The last fight was a defeat to Beccy Ferguson in March. There was talk of an immediate rematch, but the extended period away has lessened the need for revenge and redemption. The urge is now just to fight again:
“Because it has been so long there is no real emotion to that fight. If it had only been a few months ago I would have been I can’t wait to avenge that loss. But because it has been so long that is just a thing in the past for me now. It doesn’t feel real or that it has happened because it was so long ago. All I want to do now is get out there and fight.”
Hannah thought she did enough to beat Ferguson, but concedes it was far from her best performance, but without taking too much away from Ferguson, Hannah was ill in the days leading up to the fight and it is a fight that leaves many regrets:
“We thought that we did enough to win that fight. I thought I won three rounds out of the four, whether I am delusional or not, that is just my view. I am not saying it was a great performance because it was shocking. My trainer asked me to pull out of the fight on the week of the fight. I was full of flu, and I’d been sent home from work because I was so poorly. When I was doing my sessions leading up to that week I was just drained. It was me who decided to fight nobody else, so there is a little bit of regret on that part. I didn’t listen to my trainer and I will never make that mistake again.”
After having her first fight at super-welterweight, Hannah dropped down to super-lightweight for the loss to Ferguson, and despite suffering her first defeat there are plans to stay at that weight going forward. With all those fights slipping away from her, the move down is prompted by fighting in a division which is more heavily populated bringing with it more opportunities to fight. There is still some uncertainty about which weight fits her body the best, but in the short term, Hannah gets her wish just to be back in the ring once again.
Hannah returns to action on October 15th, and the defeat to Ferguson promoted many changes in training:
“I’ve changed everything. I always like to box long, but there are times that I like to stand and trade, but that isn’t the sort of fighter that I am. So I said can I try this style and if he thinks I am better suited to what we have been doing then fair enough.
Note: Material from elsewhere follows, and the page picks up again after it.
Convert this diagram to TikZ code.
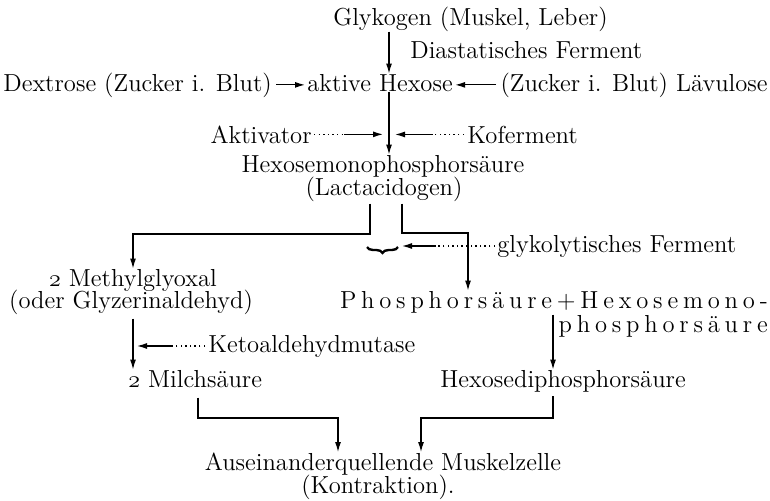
\documentclass[tikz,border=0pt]{standalone}
\usetikzlibrary{arrows.meta,decorations.pathreplacing}

\newcommand{\txtsize}{\fontsize{12.3}{11.5}\selectfont}
\newcommand{\osnum}[1]{{\usefont{OML}{cmm}{m}{it}#1}}
\makeatletter
\def\gesperrt#1{\gesperrt@#1\@nil}
\def\gesperrt@#1{\ifx#1\@nil\else#1\kern2.4pt\expandafter\gesperrt@\fi}
\makeatother

\tikzset{
  lbl/.style={inner sep=0pt, font=\txtsize},
  ln/.style={line width=0.6pt},
  arr/.style={line width=0.6pt, -{Latex[length=5pt,width=3pt]}},
  dotline/.style={line width=0.7pt, dash pattern=on 0.7pt off 1.6pt},
  klammer/.style={line width=1.2pt, decorate, decoration={brace, mirror, amplitude=3pt}}
}

\begin{document}
\begin{tikzpicture}[x=0.5pt,y=-0.5pt]
  \useasboundingbox (0,0) rectangle (770,500);

  \node[lbl, anchor=base west] (gly) at (333,25) {Glykogen (Muskel, Leber)};
  \node[lbl, anchor=base west] (dia) at (410,58) {Diastatisches Ferment};
  \node[lbl, anchor=base west] (dex) at (3,91) {Dextrose (Zucker i. Blut)};
  \node[lbl, anchor=base west] (hex) at (307,91) {aktive Hexose};
  \node[lbl, anchor=base east] (lae) at (768,91) {(Zucker i. Blut) Lävulose};
  \node[lbl, anchor=base east] (akt) at (312,143) {Aktivator};
  \node[lbl, anchor=base west] (kof) at (467,143) {Koferment};
  \node[lbl, anchor=base] (hms) at (383,172) {Hexosemonophosphorsäure};
  \node[lbl, anchor=base] (lac) at (384,195) {(Lactacidogen)};
  \node[lbl, anchor=base west] (gf) at (497,252) {glykolytisches Ferment};
  \node[lbl, anchor=base] (mgl) at (133,286) {\osnum{2} Methylglyoxal};
  \node[lbl, anchor=base] (glz) at (131,308) {(oder Glyzerinaldehyd)};
  \node[lbl, anchor=base east] (pho) at (773,308) {\gesperrt{Phosphorsäure+Hexosemono-}};
  \node[lbl, anchor=base east] (phs) at (773,332) {\gesperrt{phosphorsäure}};
  \node[lbl, anchor=base west] (kam) at (208,352) {Ketoaldehydmutase};
  \node[lbl, anchor=base west] (mil) at (128,387) {\osnum{2} Milchsäure};
  \node[lbl, anchor=base west] (hdp) at (440,387) {Hexosediphosphorsäure};
  \node[lbl, anchor=base] (aus) at (383,470) {Auseinanderquellende Muskelzelle};
  \node[lbl, anchor=base] (kon) at (378,493) {(Kontraktion).};

  \coordinate (ax) at (389,0);
  \coordinate (lv) at (133,0);
  \coordinate (hk) at (553,0);
  \coordinate (lk) at (370,234);
  \coordinate (rk) at (402,233);
  \coordinate (pk) at (468,233);
  \coordinate (b1) at (367,247);
  \coordinate (b2) at (398,247);
  \coordinate (ml) at (198,418);
  \coordinate (aL) at (338,418);
  \coordinate (mr) at (553,418);
  \coordinate (aR) at (421,418);

  \draw[arr] (gly.south -| ax) -- (hex.north -| ax);
  \draw[arr, shorten <=2pt, shorten >=1pt] (dex.east) -- (dex.east -| hex.west);
  \draw[arr, shorten <=2pt, shorten >=1pt] (lae.west) -- (lae.west -| hex.east);
  \draw[arr] (hex.south -| ax) -- (hms.north -| ax);

  \draw[dotline] ([xshift=1pt]akt.east) -- ([xshift=16pt]akt.east);
  \draw[arr, shorten >=3pt] ([xshift=16pt]akt.east) -- (akt.east -| ax);
  \draw[dotline] ([xshift=-1.5pt]kof.west) -- ([xshift=-17pt]kof.west);
  \draw[arr, shorten >=3pt] ([xshift=-17pt]kof.west) -- (kof.west -| ax);

  \draw[arr] ([yshift=-1pt]lac.south -| lk) -- (lk) -| (mgl.north -| lv);
  \draw[arr] ([yshift=-1pt]lac.south -| rk) -- (rk) -- (pk) -- (pk |- pho.north);
  \draw[klammer] (b1) -- (b2);
  \draw[dotline] ([xshift=-1pt]gf.west) -- ([xshift=-31pt]gf.west);
  \draw[arr, shorten >=2pt] ([xshift=-31pt]gf.west) -- (b2 |- gf.west);

  \draw[arr] ([yshift=-2pt]glz.south -| lv) -- (mil.north -| lv);
  \draw[dotline] ([xshift=-1.5pt]kam.west) -- ([xshift=-18pt]kam.west);
  \draw[arr, shorten >=2pt] ([xshift=-18pt]kam.west) -- (kam.west -| lv);
  \draw[arr] (phs.north -| hk) -- (hdp.north -| hk);

  \draw[arr] ([yshift=-5pt]mil.south -| ml) -- (ml) -- (aL) -- (aL |- aus.north);
  \draw[arr] ([yshift=-2pt]hdp.south -| mr) -- (mr) -- (aR) -- (aR |- aus.north);
\end{tikzpicture}
\end{document}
We tried it for a couple of weeks, boxing long, because I am a tall fighter. Arnie just said that is my bread and butter now. He said I have a really good jab and a good straight right. We have gone back to the drawing board because we needed to perfect everything anyway. I know I am just starting out in boxing, even when you are a world champion you still have to keep improving otherwise you just decline. Even when you win you still have to go back to the drawing board and think what can I do better. I’ve been working on my head movement, getting in and out of range without getting hit.”
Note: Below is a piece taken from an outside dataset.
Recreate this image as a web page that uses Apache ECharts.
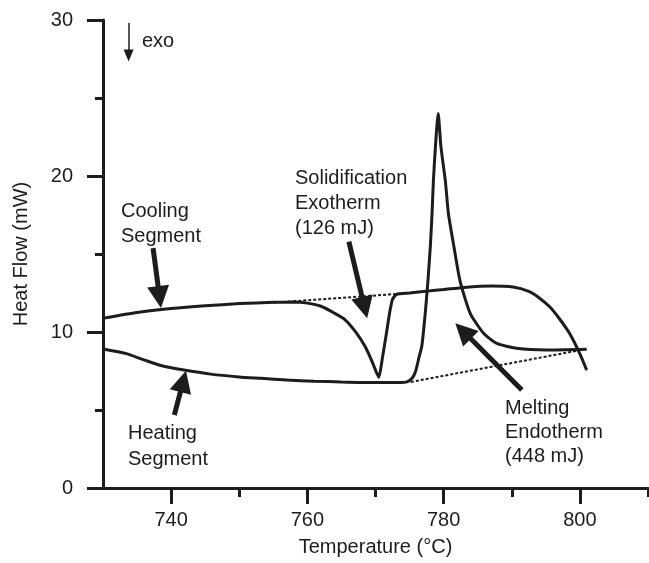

Nothing but determined, Hannah has lost nothing of her love and ambition for her sport. Many would have long ago left for pastures new. You can’t help but root for someone who has overcome and given up so much to pursue her dreams. A good job and a life in Australia were left behind to return to England for a dream. A risk beyond any doubt, but there are no regrets. Only hope it won’t be for nothing. All the heartache and the loss in March haven’t watered down what Hannah wants out of the sport. One win, one defeat, that isn’t the statistic Hannah wants to leave behind. She wants more, and with the work she puts in, Hannah is likely to get far more. The last fight could in time, be a blessing in disguise for her. With lessons learned and a renewed focus, the Hannah Baggaley story is only just beginning:
“It’s hard to keep that tunnel vision when you have had all these setbacks. You have to remind yourself what you are doing it for and the life you have given up for it. I’m not ready to quit now and fall at the first hurdle. I have got so much more to give to the sport.”